*TASK OBJECTIVE:* A single run of lines is to be printed exactly: starting at the line with "Write a component" and ending at the line with "Chart.register(...registerables);", both included. Leave the pictures out.

*DATA IN THIS EXERCISE:*
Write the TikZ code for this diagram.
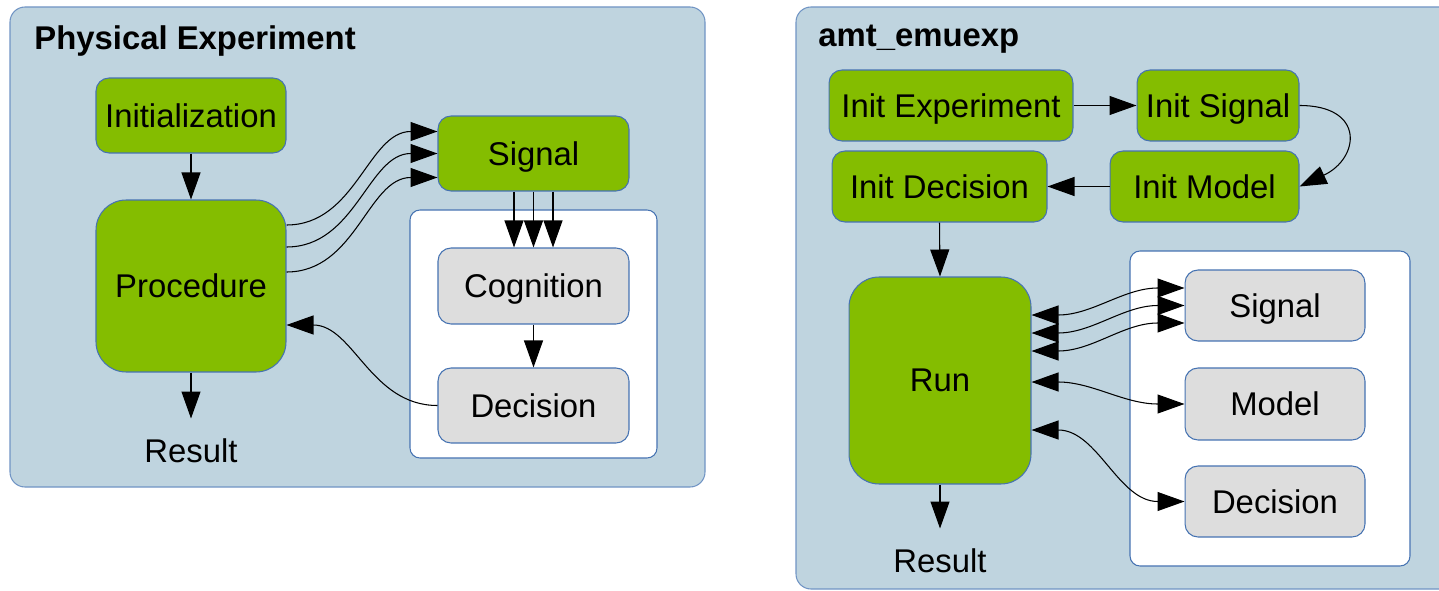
\documentclass[tikz,border=0pt]{standalone}
\usepackage{fontspec}
\setmainfont{Liberation Sans}
\usetikzlibrary{arrows.meta,positioning,calc}
\definecolor{panel}{HTML}{BFD4DF}
\definecolor{panelline}{HTML}{7094C4}
\definecolor{boxline}{HTML}{4673B2}
\definecolor{leaf}{HTML}{84BD00}
\definecolor{soft}{HTML}{DDDDDD}
\newcommand\nodefont{\fontsize{18.7pt}{22pt}\selectfont}

\begin{document}
\begin{tikzpicture}[x=0.02cm,y=-0.02cm,
  frame/.style={draw=panelline,fill=panel,line width=0.6pt,rounded corners=0.3cm},
  inner/.style={draw=boxline,fill=white,line width=0.6pt,rounded corners=0.2cm},
  box/.style={draw=boxline,line width=0.6pt,rounded corners=0.26cm,inner sep=0pt,text depth=0pt,font=\nodefont},
  act/.style={box,fill=leaf},
  part/.style={box,fill=soft},
  title/.style={font=\nodefont\bfseries,inner sep=0pt,text depth=0pt,anchor=west},
  result/.style={font=\nodefont,inner xsep=0pt,inner ysep=0.4cm},
  link/.style={-{Triangle[length=0.54cm,width=0.38cm]},line width=0.6pt},
  bilink/.style={{Triangle[length=0.54cm,width=0.38cm]}-{Triangle[length=0.54cm,width=0.38cm]},line width=0.6pt}]
\clip (0,0) rectangle (1439,591);
\draw[frame] (10,7) rectangle (705,487);
\draw[frame] (796,7) rectangle (1480,589);
\draw[inner] (410,210) rectangle (657,458);
\draw[inner] (1130,251) rectangle (1410,566);
\node[title] (tl) at (34,38) {Physical Experiment};
\node[title] (tr) at (818,36) {amt\_emuexp};
% left: physical experiment
\node[act,minimum width=3.8cm,minimum height=1.5cm] (init) at (191,115.5) {Initialization};
\node[act,minimum width=3.8cm,minimum height=3.44cm,rounded corners=0.6cm] (proc) at (191,286) {Procedure};
\node[result,below=0.92cm of proc] (resl) {Result};
\node[act,minimum width=3.82cm,minimum height=1.5cm] (sigl) at (533.5,153.5) {Signal};
\node[part,minimum width=3.82cm,minimum height=1.52cm] (cog) at (533.5,286) {Cognition};
\node[part,minimum width=3.82cm,minimum height=1.5cm] (decl) at (533.5,405.5) {Decision};
\draw[link] (init) -- (proc);
\draw[link] (proc) -- (resl);
\draw[link] ($(proc.east)+(0,-61)$) to[out=0,in=180] ($(sigl.west)+(0,-22)$);
\draw[link] ($(proc.east)+(0,-39)$) to[out=0,in=180] ($(sigl.west)+(0,0)$);
\draw[link] ($(proc.east)+(0,-14)$) to[out=0,in=180] ($(sigl.west)+(0,24)$);
\draw[link] ($(sigl.south)+(-19.5,0)$) -- ($(cog.north)+(-19.5,0)$);
\draw[link] (sigl.south) -- (cog.north);
\draw[link] ($(sigl.south)+(19.5,0)$) -- ($(cog.north)+(19.5,0)$);
\draw[link] (cog) -- (decl);
\draw[link] (decl.west) to[out=180,in=0] ($(proc.east)+(0,39)$);
% right: amt_emuexp
\node[act,minimum width=4.88cm,minimum height=1.42cm] (iexp) at (951,105.5) {Init Experiment};
\node[act,minimum width=3.24cm,minimum height=1.42cm] (isig) at (1218,105.5) {Init Signal};
\node[act,minimum width=4.3cm,minimum height=1.42cm] (idec) at (939.5,186.5) {Init Decision};
\node[act,minimum width=3.78cm,minimum height=1.42cm] (imod) at (1204.5,186.5) {Init Model};
\node[act,minimum width=3.64cm,minimum height=4.14cm,rounded corners=0.6cm] (run) at (940,380.5) {Run};
\node[result,below=0.88cm of run] (resr) {Result};
\node[part,minimum width=3.6cm,minimum height=1.42cm] (sigr) at (1275,305.5) {Signal};
\node[part,minimum width=3.6cm,minimum height=1.44cm] (modr) at (1275,404) {Model};
\node[part,minimum width=3.6cm,minimum height=1.42cm] (decr) at (1275,501.5) {Decision};
\draw[link] (iexp) -- (isig);
\draw[link] (isig.east) to[out=0,in=25,looseness=2.1] (imod.east);
\draw[link] (imod) -- (idec);
\draw[link] (idec.south) -- (run.north);
\draw[link] (run) -- (resr);
\draw[bilink] ($(run.east)+(0,-65.5)$) to[out=0,in=180] ($(sigr.west)+(0,-17.5)$);
\draw[bilink] ($(run.east)+(0,-47.5)$) to[out=0,in=180] (sigr.west);
\draw[bilink] ($(run.east)+(0,-29.5)$) to[out=0,in=180] ($(sigr.west)+(0,17.5)$);
\draw[bilink] ($(run.east)+(0,1.5)$) to[out=0,in=180] (modr.west);
\draw[bilink] ($(run.east)+(0,49.5)$) to[out=0,in=180] (decr.west);
\end{tikzpicture}
\end{document}
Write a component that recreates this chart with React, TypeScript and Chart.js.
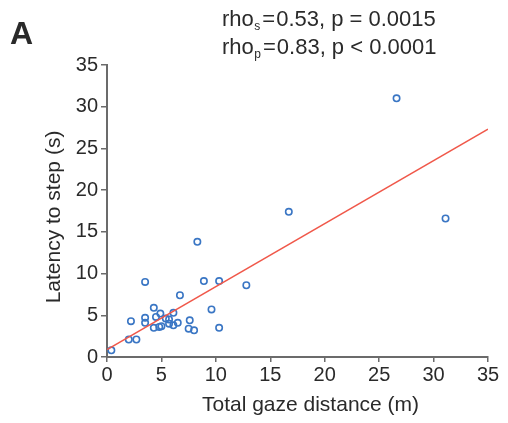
import React, { useEffect, useRef } from "react";
import { Chart, registerables } from "chart.js";

Chart.register(...registerables);

// Total gaze distance (m)
const gazeDistance = [0.4, 2.0, 2.7, 2.2, 3.5, 3.5, 3.5, 4.3, 4.5, 4.9, 4.3, 4.8, 5.0, 5.4, 5.7, 5.7, 6.1, 6.1, 6.5, 6.7, 7.6, 7.5, 8.0, 8.9, 9.6, 10.3, 10.3, 12.8, 8.3, 16.7, 26.6, 31.1];
// Latency to step (s)
const latency = [0.8, 2.1, 2.1, 4.3, 9.0, 4.7, 4.1, 5.9, 4.8, 5.2, 3.5, 3.6, 3.7, 4.6, 4.5, 4.0, 3.8, 5.3, 4.1, 7.4, 4.4, 3.4, 3.2, 9.1, 5.7, 9.1, 3.5, 8.6, 13.8, 17.4, 31.0, 16.6];
// Regression line end points
const fitX = [0, 35];
const fitY = [0.9, 27.3];
const xTicks = [0, 5, 10, 15, 20, 25, 30, 35];
const yTicks = [0, 5, 10, 15, 20, 25, 30, 35];
const xTitle = "Total gaze distance (m)";
const yTitle = "Latency to step (s)";
const panelLabel = "A";
const statLines = [
  { name: "rho", sub: "s", rest: "0.53, p = 0.0015" },
  { name: "rho", sub: "p", rest: "0.83, p < 0.0001" },
];

const FONT = "'Liberation Sans', Arial, Helvetica, sans-serif";
const TEXT = "#2a2a2a";
const AXIS = "#6b6b6b";

const textPlugin = {
  id: "textPlugin",
  afterDraw(chart: any) {
    const ctx = chart.ctx as CanvasRenderingContext2D;
    const area = chart.chartArea;
    ctx.save();
    ctx.fillStyle = TEXT;
    ctx.textBaseline = "alphabetic";
    // panel label
    ctx.font = `bold 32px ${FONT}`;
    ctx.textAlign = "left";
    ctx.fillText(panelLabel, 10, 44);
    // stat lines
    const baselines = [26, 54];
    statLines.forEach((l, i) => {
      let x = 222;
      const y = baselines[i];
      ctx.font = `22px ${FONT}`;
      ctx.fillText(l.name, x, y);
      x += ctx.measureText(l.name).width + 0.5;
      ctx.font = `12px ${FONT}`;
      ctx.fillText(l.sub, x, y + 4);
      x += ctx.measureText(l.sub).width + 2;
      ctx.font = `22px ${FONT}`;
      ctx.fillText("=", x, y);
      x += ctx.measureText("=").width + 1;
      ctx.fillText(l.rest, x, y);
    });
    // axis titles
    ctx.font = `21px ${FONT}`;
    ctx.textAlign = "center";
    ctx.fillText(xTitle, (area.left + area.right) / 2 + 13, 411);
    ctx.save();
    ctx.translate(60, (area.top + area.bottom) / 2 + 6);
    ctx.rotate(-Math.PI / 2);
    ctx.fillText(yTitle, 0, 0);
    ctx.restore();
    ctx.restore();
  },
};

export default function App() {
  const ref = useRef<HTMLCanvasElement | null>(null);
  useEffect(() => {
    if (!ref.current) return;
    const points = gazeDistance.map((x, i) => ({ x, y: latency[i] }));
    const fit = fitX.map((x, i) => ({ x, y: fitY[i] }));
    const tickCommon = {
      font: { size: 20, family: FONT },
      color: TEXT,
    };
    const chart = new Chart(ref.current, {
      type: "scatter",
      data: {
        datasets: [
          {
            type: "line",
            label: "fit",
            data: fit,
            borderColor: "#f0584a",
            borderWidth: 1.5,
            pointRadius: 0,
            fill: false,
            showLine: true,
          } as any,
          {
            type: "scatter",
            label: "subjects",
            data: points,
            pointRadius: 3.2,
            pointBorderWidth: 1.6,
            borderColor: "#3a76c4",
            backgroundColor: "rgba(255,255,255,0)",
          },
        ],
      },
      options: {
        responsive: false,
        maintainAspectRatio: false,
        animation: false,
        layout: { padding: { left: 0, right: 20, top: 65, bottom: 0 } },
        plugins: {
          legend: { display: false },
          tooltip: { enabled: false },
          title: { display: false },
        },
        scales: {
          x: {
            type: "linear",
            min: 0,
            max: 35,
            afterBuildTicks: (s: any) => {
              s.ticks = xTicks.map((v) => ({ value: v }));
            },
            afterFit: (s: any) => {
              s.height = 66;
            },
            ticks: { ...tickCommon, padding: 1, maxRotation: 0, autoSkip: false },
            grid: { drawOnChartArea: false, drawTicks: true, tickLength: 5, color: AXIS, lineWidth: 1.5 },
            border: { display: true, color: AXIS, width: 2 },
          },
          y: {
            type: "linear",
            min: 0,
            max: 35,
            afterBuildTicks: (s: any) => {
              s.ticks = yTicks.map((v) => ({ value: v }));
            },
            afterFit: (s: any) => {
              s.width = 107;
            },
            ticks: { ...tickCommon, padding: 3, autoSkip: false },
            grid: { drawOnChartArea: false, drawTicks: true, tickLength: 6, color: AXIS, lineWidth: 1.5 },
            border: { display: true, color: AXIS, width: 2 },
          },
        },
      },
      plugins: [textPlugin],
    });
    return () => chart.destroy();
  }, []);
  return (
    <div style={{ position: "absolute", left: 0, top: 0, width: 508, height: 423, background: "#fff" }}>
      <canvas ref={ref} width={508} height={423} style={{ width: 508, height: 423 }} />
    </div>
  );
}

*ANSWER TO THIS PROBLEM:*
Write a component that recreates this chart with React, TypeScript and Chart.js.
import React, { useEffect, useRef } from "react";
import { Chart, registerables } from "chart.js";

Chart.register(...registerables);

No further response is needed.